Hello, I am creating small sensor device that require 2 voltages and I would like to know what product will best fit my requirements.
I need 2 separate power rails:
A 3.3v power supply with 395ma peak current and a maximum of 100mv ripples peak to peak.
If the regulator use a switch frequencies, the switching frequency should be above 500khz.
The second power supply requires 5 volt and a 10ma peak.
This will be powered by standard alkaline (3 cells) so a voltage range of around 2.7 to 4.8v.
I am trying to keep the combined efficiency to more than 80%.
I think the only way to get everything you’re looking for with our products would be to use one of our adjustable boost regulators or our new step-up/step-down S7V7F5 regulator to produce 5V, and then use our step-down D15V35F5S3 regulator to get your 3.3V rail from the boosted 5V rail. The efficiency of the step-down regulator should be over 90%, and the boost regulator should have an efficiency close to 90%, which should give you an 3.3V efficiency of close to 80%.
Sorry, my suggestions were made under the assumption that both regulators would have the battery as the input, which is a bad assumption.
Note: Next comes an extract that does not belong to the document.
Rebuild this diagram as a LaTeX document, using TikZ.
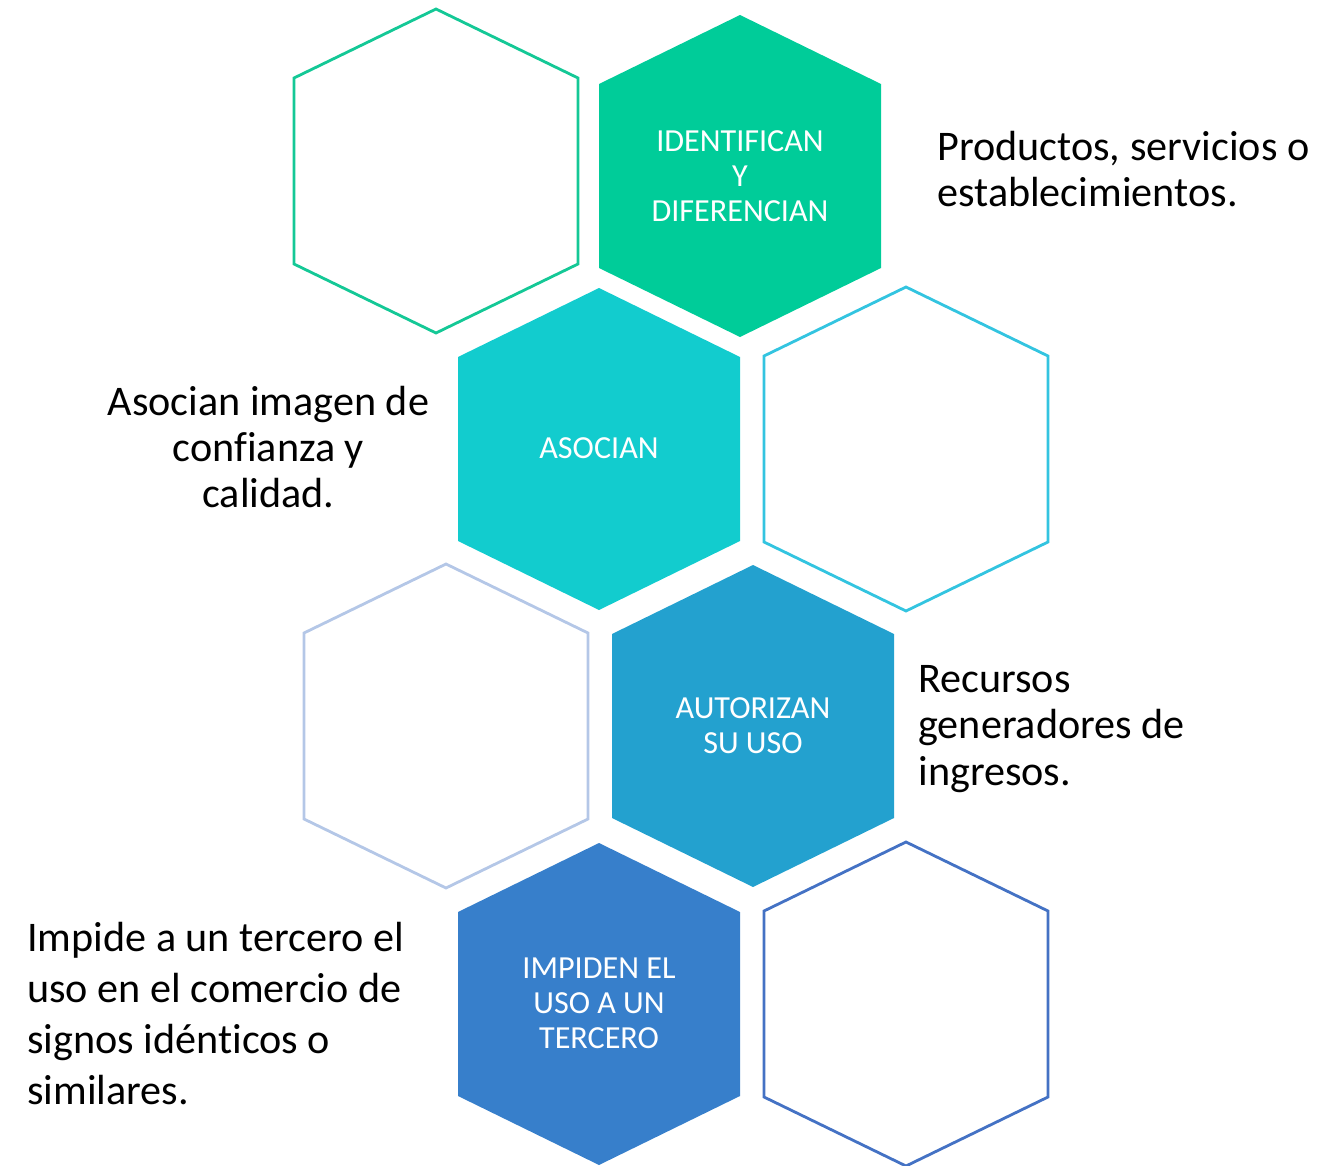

Ben’s solution is better.
I looked at the 2 regulators that you suggested and for the D15V35F5S3 regulator, I found the switching frequency (700 kHz) and it’s typical quiescent current(15ma).
Do you have the frequency and the typical quiescent current for the S7V7F5 regulator?
Furthermore, the S7V7F5 regulator documentation page states that under little or no load the voltage can be as high as 5.2 V, in my application the range will be between 50ua to 400ma. What should I expect to have for the voltage range?
We have not characterized those parameters very well (and they depend on the input voltage), but the switching frequency for the S7V7F5 regulator is normally above 2 MHz and drops lower when the output current falls below a few hundred mA, and the output voltage increases slightly when that happens. I would expect you to see around 5.15-5.2 V at the lower end of your range and almost exactly 5 V at the upper end. I measured the quiescent current of the regulator to be around 50-80 uA (microamps).
The S7V7F5 quiescent current of 50 - 80 microamps is very good compared to the D15V35F5S3 regulator (15ma).
Since my system is battery powered and I must run for a long period of time, I will turn off the sensor and the controller. The system will be in sleep mode most of the time. In sleep mode the controller takes only 50ua but since the D15V35F5S3 has a IQ of 15ma, the battery life will be seriously shorten.
Maybe I should make calculation with the S7V7F5 as the front 5v regulator and a ldo regulator for the 3.3volts. This will lower my efficiency when the controller is not sleeping but overall battery life may be higher.
A 3.3v LDO regulator should give me around 66% efficiency from my 5 volt input voltage rail but the IQ of an ldo regulator is well below the D15V35F5S3.
Am I making a mistake by thinking that the D15V35F5S3 regulator was not designed to run with only a few microamps load?
Unfortunately, I cannot turn off the output(enable pin) since I need the give the controller it’s power during sleep mode.
As an alternative to the D15V35F5S3, you could also consider our adjustable D24V6ALV regulator, which has a somewhat lower typical quiescent current of 2 mA (but a little lower efficiency than the D15V35F5S3). It’s very possible you could find a linear regulator with a much lower quiescent current, though, so that might be a good idea if you expect to be drawing very little current from the 3.3 V rail most of the time.